The pvdf film device I am using is just a generic device which has a very very high output impedance. I had to crank my amp for straight amplification without a pre-amp. Then the problem became that the amplification was SOO high, that all the background radiation was amplified instead of the signal, even with proper shielding (on the sleeve, still have to make a copper jacket for the device. I wouldn't have thought the surface area of the pvdf would have been big enough to make that much noise.)
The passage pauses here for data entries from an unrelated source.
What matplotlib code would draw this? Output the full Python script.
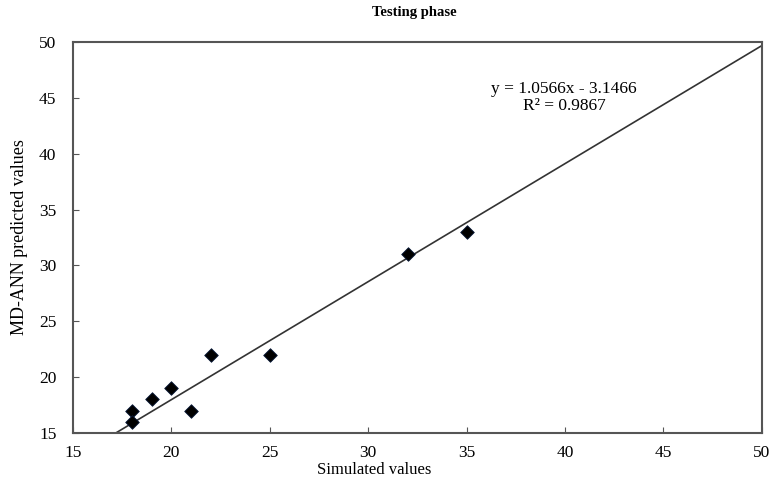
import matplotlib
matplotlib.use("Agg")
import matplotlib.pyplot as plt
import numpy as np

# テスト段階の散布データ
simulated = [18, 18, 19, 20, 21, 22, 25, 32, 35]
predicted = [17, 16, 18, 19, 17, 22, 22, 31, 33]

# 近似直線の係数
slope = 1.0566
intercept = -3.1466
r2 = 0.9867

ticks = [15, 20, 25, 30, 35, 40, 45, 50]

plt.rcParams['font.family'] = ['Liberation Serif', 'DejaVu Serif']

fig = plt.figure(figsize=(7.71, 4.84), dpi=100)
ax = fig.add_axes([0.0947, 0.1054, 0.8933, 0.8076])

xs = np.array([15, 50])
ax.plot(xs, slope * xs + intercept, color="#333333", linewidth=1.2, zorder=2)
ax.scatter(simulated, predicted, marker="D", s=48, color="black",
           edgecolors="#0a1a3a", linewidths=0.6, zorder=3)

ax.set_xlim(15, 50)
ax.set_ylim(15, 50)
ax.set_xticks(ticks)
ax.set_yticks(ticks)
ax.tick_params(direction="in", length=4, width=0.8, colors="#555555",
               labelcolor="black", labelsize=12.5)
ax.tick_params(axis="x", pad=9)
ax.tick_params(axis="y", pad=12)
for s in ax.spines.values():
    s.set_color("#555555")
    s.set_linewidth(1.5)

ax.text(0.713, 0.9, "y = %.4fx - %.4f\nR² = %.4f" % (slope, -intercept, r2),
        transform=ax.transAxes, ha="center", va="top", fontsize=12.5,
        linespacing=1.05)

fig.text(0.537, 0.975, "Testing phase", ha="center", va="center",
         fontsize=10.5, fontweight="bold")
fig.text(0.485, 0.029, "Simulated values", ha="center", va="center", fontsize=12)
fig.text(0.025, 0.51, "MD-ANN predicted values", ha="center", va="center",
         rotation="vertical", fontsize=13)

plt.savefig("out.png", dpi=100)
plt.close()
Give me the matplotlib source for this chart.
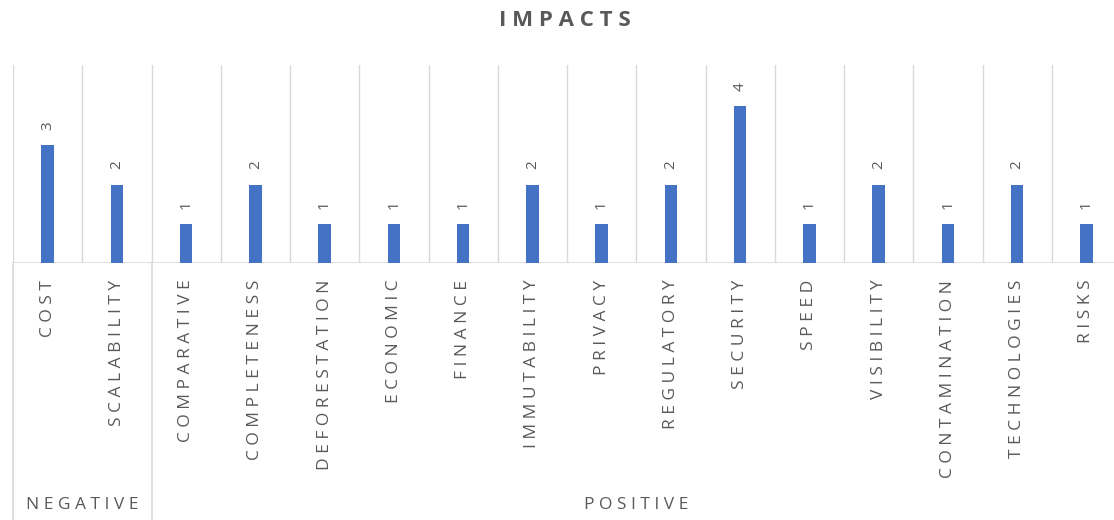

Also, the PVDF film doesn't like to be stretched too far without amplification. On the instrument I have a piezo ceramic crystal that is attached through 20 feet of cable before being amplified and it works fine, the pvdf on the other hand is still a whisper even with the amp AND a pre-amp cranked way high. I am trying my best not to have to put a amplifier on the instrument for weight concerns.

DVDdoug: With the input buffer, your differential amplifier (technically it's not a comparator) can have much lower impedance, maybe 5K would be good.

Good point... I had a bunch of 400kohm smd resistors laying around and I guess I tried forcing myself into using them. Luckily I found a reel of 5k's though.

DVDdoug: You don't need all those 3.3V/2 bias circuits. I'd bias the op-amps at half the 12V supply. C6 will block that higher bias and R15 & R18 will re-bias to 3.3V/2.

Doh... Forgot about the blocking resistor on the output stage. That would explain why the output is still a little jittery in simulation.

Just to verify though, using a voltage in the middle of the voltage range of the opamp will give it better frequency response correct? Because its allowed to transition from 6v to 0, instead of 1.65v to 0? Something to do with capacitance and me not wanting to do the calculations.

DVDdoug: You need a resistor in series with C6 (maybe 1K) to limit the current out of the op-amp when/if your protection diodes kick-in.

The TL072 are designed for continuous short circuit current source and sink, or is it still good practice to do this? Ill have to check but the output of the TL072 is well below the 1N4148's.

aarg: Interesting. Why must it be differential?

The hint is in the title of the thread. That's how you remove common-mode noise.

daviddein: I am trying my best not to have to put a amplifier on the instrument for weight concerns.

Therein is your problem.

You are pushing the proverbial uphill.

The pre-amp must be directly attached to the sensor. It is simply not negotiable. Correct your most basic design blunder and all will be well. :grinning:

Cable capacitance removes high frequencies (20feet/10Megohm is bad).
Piezo loading (<10Meg) removes low frequencies.

Put a Jfet preamp in the instrument, and phantom power it over the wire.
Just like a lapel microphone does.

Google “tillman preamp”.
Leo…

Wawa: Put a Jfet preamp in the instrument, and phantom power it over the wire. Just like a lapel microphone does.

Good point. This proposal in in fact, exactly what an Electret microphone is and of course, the amplifier is always built into the microphone.

Paul__B: Therein is your problem.

You are pushing the proverbial uphill.

The pre-amp must be directly attached to the sensor. It is simply not negotiable. Correct your most basic design blunder and all will be well. :grinning:

:( I know. I was trying to dream.

MarkT: The hint is in the title of the thread. That's how you remove common-mode noise.

I'm aware of that. But another way is shielding. That's been successful in most audio applications for almost 100 years now.

aarg: I'm aware of that. But another way is shielding. That's been successful in most audio applications for almost 100 years now.

I took the advice of actually building the circuit and testing it rather than simulating. Shielding was a bigger issue than trying to implement fancy amplification schemes like common mode rejection.

DVDdoug: I think you can do all of this with a single op-amp stage. Or maybe two... i.e. You can make a differential amplifier with gain and offset, and some filtering too.

I took your suggestion of two opamps and it worked just fine, and no problems with amplification even with an input impedance to the differential amplifier at around 600kohm. The component number is pretty small so a small ic board won't weigh too much I guess. The extra wire I was worried about was a non-issue which is why I wanted to keep the pre-amp off of the instrument in the first place.